[TASK] Write out the listing below exactly, and omit any images you find in it.

[STORED DATA]

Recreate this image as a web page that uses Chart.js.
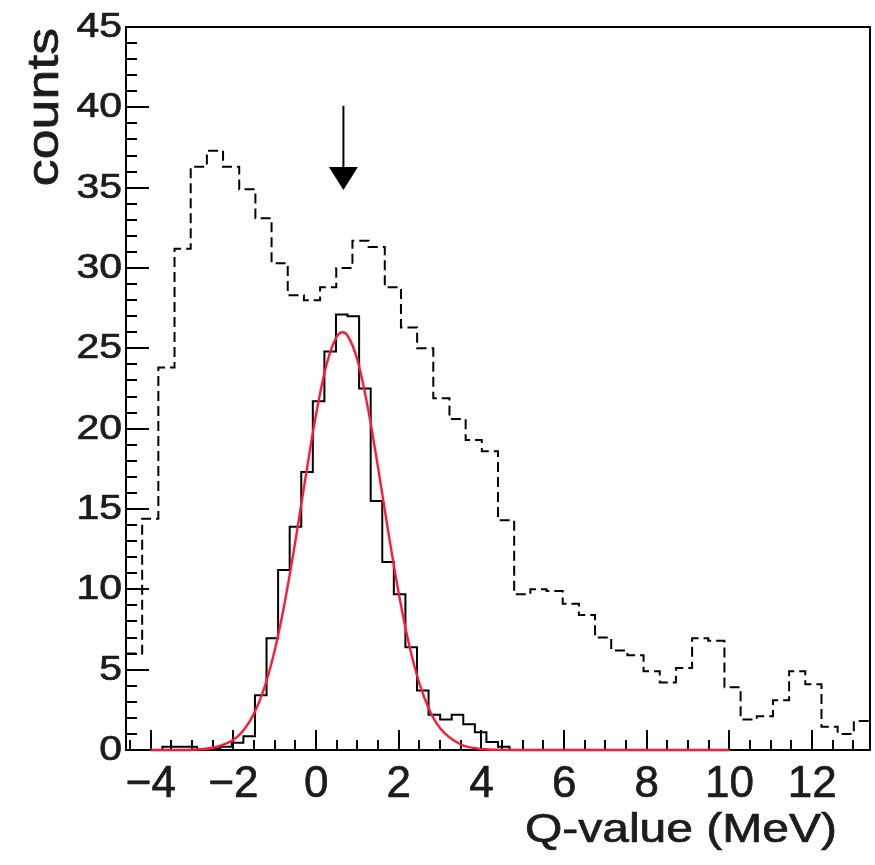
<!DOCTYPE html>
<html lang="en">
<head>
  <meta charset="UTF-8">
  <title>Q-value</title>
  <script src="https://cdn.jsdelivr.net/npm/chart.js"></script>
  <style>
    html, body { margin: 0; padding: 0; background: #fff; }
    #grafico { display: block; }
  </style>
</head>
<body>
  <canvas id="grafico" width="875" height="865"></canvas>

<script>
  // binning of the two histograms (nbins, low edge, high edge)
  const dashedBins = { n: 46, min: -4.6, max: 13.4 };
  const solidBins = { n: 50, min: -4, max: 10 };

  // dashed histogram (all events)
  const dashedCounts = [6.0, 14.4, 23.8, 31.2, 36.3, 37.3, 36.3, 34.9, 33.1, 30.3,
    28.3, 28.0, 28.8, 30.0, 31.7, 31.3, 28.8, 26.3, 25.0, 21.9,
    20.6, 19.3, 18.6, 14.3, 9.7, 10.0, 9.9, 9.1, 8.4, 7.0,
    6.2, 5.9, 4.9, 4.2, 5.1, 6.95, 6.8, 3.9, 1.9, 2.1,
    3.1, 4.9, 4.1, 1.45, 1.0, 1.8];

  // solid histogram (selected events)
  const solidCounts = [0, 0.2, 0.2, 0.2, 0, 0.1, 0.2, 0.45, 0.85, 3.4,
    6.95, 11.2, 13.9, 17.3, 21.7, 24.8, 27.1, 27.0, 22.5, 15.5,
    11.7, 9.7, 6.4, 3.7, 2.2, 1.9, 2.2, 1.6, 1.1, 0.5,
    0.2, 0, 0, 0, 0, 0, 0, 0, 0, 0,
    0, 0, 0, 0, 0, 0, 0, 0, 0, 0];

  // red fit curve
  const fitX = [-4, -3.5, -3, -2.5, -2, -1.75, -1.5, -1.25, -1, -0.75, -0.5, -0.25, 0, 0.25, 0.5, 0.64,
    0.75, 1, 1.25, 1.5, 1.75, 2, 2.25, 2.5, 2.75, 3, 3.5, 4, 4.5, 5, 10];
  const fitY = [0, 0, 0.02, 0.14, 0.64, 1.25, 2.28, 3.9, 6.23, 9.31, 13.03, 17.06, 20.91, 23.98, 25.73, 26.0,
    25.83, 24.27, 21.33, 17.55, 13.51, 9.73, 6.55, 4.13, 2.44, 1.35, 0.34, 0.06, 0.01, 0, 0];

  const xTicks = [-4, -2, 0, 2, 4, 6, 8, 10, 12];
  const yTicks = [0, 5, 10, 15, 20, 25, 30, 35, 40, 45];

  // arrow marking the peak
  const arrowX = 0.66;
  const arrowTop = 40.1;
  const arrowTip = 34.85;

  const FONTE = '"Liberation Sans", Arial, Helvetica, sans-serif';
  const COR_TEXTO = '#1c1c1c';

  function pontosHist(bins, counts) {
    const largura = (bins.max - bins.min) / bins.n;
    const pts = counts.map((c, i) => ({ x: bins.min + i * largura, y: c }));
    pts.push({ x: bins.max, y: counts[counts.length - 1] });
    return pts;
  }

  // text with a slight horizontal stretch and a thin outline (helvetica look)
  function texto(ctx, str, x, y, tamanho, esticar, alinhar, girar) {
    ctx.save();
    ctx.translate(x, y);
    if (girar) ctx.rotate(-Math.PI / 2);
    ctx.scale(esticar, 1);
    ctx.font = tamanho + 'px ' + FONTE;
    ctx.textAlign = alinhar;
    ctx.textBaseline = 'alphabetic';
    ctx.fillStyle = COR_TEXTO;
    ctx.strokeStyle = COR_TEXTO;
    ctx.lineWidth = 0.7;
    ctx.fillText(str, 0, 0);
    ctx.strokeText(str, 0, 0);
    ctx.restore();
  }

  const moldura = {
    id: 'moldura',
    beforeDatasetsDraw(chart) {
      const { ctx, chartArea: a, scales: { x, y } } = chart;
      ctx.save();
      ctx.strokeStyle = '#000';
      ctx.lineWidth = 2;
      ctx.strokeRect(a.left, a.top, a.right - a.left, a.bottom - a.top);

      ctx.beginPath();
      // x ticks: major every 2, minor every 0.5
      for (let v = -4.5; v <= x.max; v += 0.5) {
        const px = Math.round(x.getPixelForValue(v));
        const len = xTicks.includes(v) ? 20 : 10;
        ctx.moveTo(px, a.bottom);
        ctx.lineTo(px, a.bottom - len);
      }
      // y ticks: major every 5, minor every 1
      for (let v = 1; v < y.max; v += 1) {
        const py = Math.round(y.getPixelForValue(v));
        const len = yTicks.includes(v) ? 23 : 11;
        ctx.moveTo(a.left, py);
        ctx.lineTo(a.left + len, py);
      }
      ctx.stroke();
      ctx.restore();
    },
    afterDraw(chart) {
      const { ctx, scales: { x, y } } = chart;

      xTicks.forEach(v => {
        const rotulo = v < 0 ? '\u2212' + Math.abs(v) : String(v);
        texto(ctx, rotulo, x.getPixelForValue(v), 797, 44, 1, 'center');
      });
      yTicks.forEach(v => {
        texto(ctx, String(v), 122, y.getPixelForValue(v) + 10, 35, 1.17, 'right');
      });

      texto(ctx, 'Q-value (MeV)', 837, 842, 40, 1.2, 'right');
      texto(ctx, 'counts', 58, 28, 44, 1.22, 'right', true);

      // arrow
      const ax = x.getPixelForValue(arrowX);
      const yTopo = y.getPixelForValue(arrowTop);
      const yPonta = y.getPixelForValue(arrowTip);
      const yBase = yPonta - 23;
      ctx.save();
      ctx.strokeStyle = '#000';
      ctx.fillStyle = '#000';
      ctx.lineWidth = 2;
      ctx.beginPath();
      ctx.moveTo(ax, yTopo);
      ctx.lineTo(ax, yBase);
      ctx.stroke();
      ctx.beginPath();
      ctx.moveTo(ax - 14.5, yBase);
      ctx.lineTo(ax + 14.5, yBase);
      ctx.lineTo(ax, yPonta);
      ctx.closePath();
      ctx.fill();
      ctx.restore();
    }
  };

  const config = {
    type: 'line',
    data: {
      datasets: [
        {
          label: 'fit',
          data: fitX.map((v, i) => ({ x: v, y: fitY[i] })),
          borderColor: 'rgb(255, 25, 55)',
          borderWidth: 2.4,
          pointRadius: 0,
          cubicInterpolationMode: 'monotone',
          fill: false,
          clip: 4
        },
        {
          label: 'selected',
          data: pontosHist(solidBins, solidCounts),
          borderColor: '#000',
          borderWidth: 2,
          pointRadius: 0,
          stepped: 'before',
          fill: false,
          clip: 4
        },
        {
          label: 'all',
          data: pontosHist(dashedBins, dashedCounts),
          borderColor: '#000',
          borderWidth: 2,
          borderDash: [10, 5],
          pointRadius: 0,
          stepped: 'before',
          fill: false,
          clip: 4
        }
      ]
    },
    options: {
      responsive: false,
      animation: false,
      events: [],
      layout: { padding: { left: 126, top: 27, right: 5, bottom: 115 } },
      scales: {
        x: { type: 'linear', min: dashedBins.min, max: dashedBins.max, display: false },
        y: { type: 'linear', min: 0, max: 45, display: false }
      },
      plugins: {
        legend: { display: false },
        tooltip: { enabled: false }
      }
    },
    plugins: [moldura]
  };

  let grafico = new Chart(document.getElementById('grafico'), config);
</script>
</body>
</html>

[COMPLETED EXERCISE]
Recreate this image as a web page that uses Chart.js.
<!DOCTYPE html>
<html lang="en">
<head>
  <meta charset="UTF-8">
  <title>Q-value</title>
  <script src="https://cdn.jsdelivr.net/npm/chart.js"></script>
  <style>
    html, body { margin: 0; padding: 0; background: #fff; }
    #grafico { display: block; }
  </style>
</head>
<body>
  <canvas id="grafico" width="875" height="865"></canvas>

<script>
  // binning of the two histograms (nbins, low edge, high edge)
  const dashedBins = { n: 46, min: -4.6, max: 13.4 };
  const solidBins = { n: 50, min: -4, max: 10 };

  // dashed histogram (all events)
  const dashedCounts = [6.0, 14.4, 23.8, 31.2, 36.3, 37.3, 36.3, 34.9, 33.1, 30.3,
    28.3, 28.0, 28.8, 30.0, 31.7, 31.3, 28.8, 26.3, 25.0, 21.9,
    20.6, 19.3, 18.6, 14.3, 9.7, 10.0, 9.9, 9.1, 8.4, 7.0,
    6.2, 5.9, 4.9, 4.2, 5.1, 6.95, 6.8, 3.9, 1.9, 2.1,
    3.1, 4.9, 4.1, 1.45, 1.0, 1.8];

  // solid histogram (selected events)
  const solidCounts = [0, 0.2, 0.2, 0.2, 0, 0.1, 0.2, 0.45, 0.85, 3.4,
    6.95, 11.2, 13.9, 17.3, 21.7, 24.8, 27.1, 27.0, 22.5, 15.5,
    11.7, 9.7, 6.4, 3.7, 2.2, 1.9, 2.2, 1.6, 1.1, 0.5,
    0.2, 0, 0, 0, 0, 0, 0, 0, 0, 0,
    0, 0, 0, 0, 0, 0, 0, 0, 0, 0];

  // red fit curve
  const fitX = [-4, -3.5, -3, -2.5, -2, -1.75, -1.5, -1.25, -1, -0.75, -0.5, -0.25, 0, 0.25, 0.5, 0.64,
    0.75, 1, 1.25, 1.5, 1.75, 2, 2.25, 2.5, 2.75, 3, 3.5, 4, 4.5, 5, 10];
  const fitY = [0, 0, 0.02, 0.14, 0.64, 1.25, 2.28, 3.9, 6.23, 9.31, 13.03, 17.06, 20.91, 23.98, 25.73, 26.0,
    25.83, 24.27, 21.33, 17.55, 13.51, 9.73, 6.55, 4.13, 2.44, 1.35, 0.34, 0.06, 0.01, 0, 0];

  const xTicks = [-4, -2, 0, 2, 4, 6, 8, 10, 12];
  const yTicks = [0, 5, 10, 15, 20, 25, 30, 35, 40, 45];

  // arrow marking the peak
  const arrowX = 0.66;
  const arrowTop = 40.1;
  const arrowTip = 34.85;

  const FONTE = '"Liberation Sans", Arial, Helvetica, sans-serif';
  const COR_TEXTO = '#1c1c1c';

  function pontosHist(bins, counts) {
    const largura = (bins.max - bins.min) / bins.n;
    const pts = counts.map((c, i) => ({ x: bins.min + i * largura, y: c }));
    pts.push({ x: bins.max, y: counts[counts.length - 1] });
    return pts;
  }

  // text with a slight horizontal stretch and a thin outline (helvetica look)
  function texto(ctx, str, x, y, tamanho, esticar, alinhar, girar) {
    ctx.save();
    ctx.translate(x, y);
    if (girar) ctx.rotate(-Math.PI / 2);
    ctx.scale(esticar, 1);
    ctx.font = tamanho + 'px ' + FONTE;
    ctx.textAlign = alinhar;
    ctx.textBaseline = 'alphabetic';
    ctx.fillStyle = COR_TEXTO;
    ctx.strokeStyle = COR_TEXTO;
    ctx.lineWidth = 0.7;
    ctx.fillText(str, 0, 0);
    ctx.strokeText(str, 0, 0);
    ctx.restore();
  }

  const moldura = {
    id: 'moldura',
    beforeDatasetsDraw(chart) {
      const { ctx, chartArea: a, scales: { x, y } } = chart;
      ctx.save();
      ctx.strokeStyle = '#000';
      ctx.lineWidth = 2;
      ctx.strokeRect(a.left, a.top, a.right - a.left, a.bottom - a.top);

      ctx.beginPath();
      // x ticks: major every 2, minor every 0.5
      for (let v = -4.5; v <= x.max; v += 0.5) {
        const px = Math.round(x.getPixelForValue(v));
        const len = xTicks.includes(v) ? 20 : 10;
        ctx.moveTo(px, a.bottom);
        ctx.lineTo(px, a.bottom - len);
      }
      // y ticks: major every 5, minor every 1
      for (let v = 1; v < y.max; v += 1) {
        const py = Math.round(y.getPixelForValue(v));
        const len = yTicks.includes(v) ? 23 : 11;
        ctx.moveTo(a.left, py);
        ctx.lineTo(a.left + len, py);
      }
      ctx.stroke();
      ctx.restore();
    },
    afterDraw(chart) {
      const { ctx, scales: { x, y } } = chart;

      xTicks.forEach(v => {
        const rotulo = v < 0 ? '\u2212' + Math.abs(v) : String(v);
        texto(ctx, rotulo, x.getPixelForValue(v), 797, 44, 1, 'center');
      });
      yTicks.forEach(v => {
        texto(ctx, String(v), 122, y.getPixelForValue(v) + 10, 35, 1.17, 'right');
      });

      texto(ctx, 'Q-value (MeV)', 837, 842, 40, 1.2, 'right');
      texto(ctx, 'counts', 58, 28, 44, 1.22, 'right', true);

      // arrow
      const ax = x.getPixelForValue(arrowX);
      const yTopo = y.getPixelForValue(arrowTop);
      const yPonta = y.getPixelForValue(arrowTip);
      const yBase = yPonta - 23;
      ctx.save();
      ctx.strokeStyle = '#000';
      ctx.fillStyle = '#000';
      ctx.lineWidth = 2;
      ctx.beginPath();
      ctx.moveTo(ax, yTopo);
      ctx.lineTo(ax, yBase);
      ctx.stroke();
      ctx.beginPath();
      ctx.moveTo(ax - 14.5, yBase);
      ctx.lineTo(ax + 14.5, yBase);
      ctx.lineTo(ax, yPonta);
      ctx.closePath();
      ctx.fill();
      ctx.restore();
    }
  };

  const config = {
    type: 'line',
    data: {
      datasets: [
        {
          label: 'fit',
          data: fitX.map((v, i) => ({ x: v, y: fitY[i] })),
          borderColor: 'rgb(255, 25, 55)',
          borderWidth: 2.4,
          pointRadius: 0,
          cubicInterpolationMode: 'monotone',
          fill: false,
          clip: 4
        },
        {
          label: 'selected',
          data: pontosHist(solidBins, solidCounts),
          borderColor: '#000',
          borderWidth: 2,
          pointRadius: 0,
          stepped: 'before',
          fill: false,
          clip: 4
        },
        {
          label: 'all',
          data: pontosHist(dashedBins, dashedCounts),
          borderColor: '#000',
          borderWidth: 2,
          borderDash: [10, 5],
          pointRadius: 0,
          stepped: 'before',
          fill: false,
          clip: 4
        }
      ]
    },
    options: {
      responsive: false,
      animation: false,
      events: [],
      layout: { padding: { left: 126, top: 27, right: 5, bottom: 115 } },
      scales: {
        x: { type: 'linear', min: dashedBins.min, max: dashedBins.max, display: false },
        y: { type: 'linear', min: 0, max: 45, display: false }
      },
      plugins: {
        legend: { display: false },
        tooltip: { enabled: false }
      }
    },
    plugins: [moldura]
  };

  let grafico = new Chart(document.getElementById('grafico'), config);
</script>
</body>
</html>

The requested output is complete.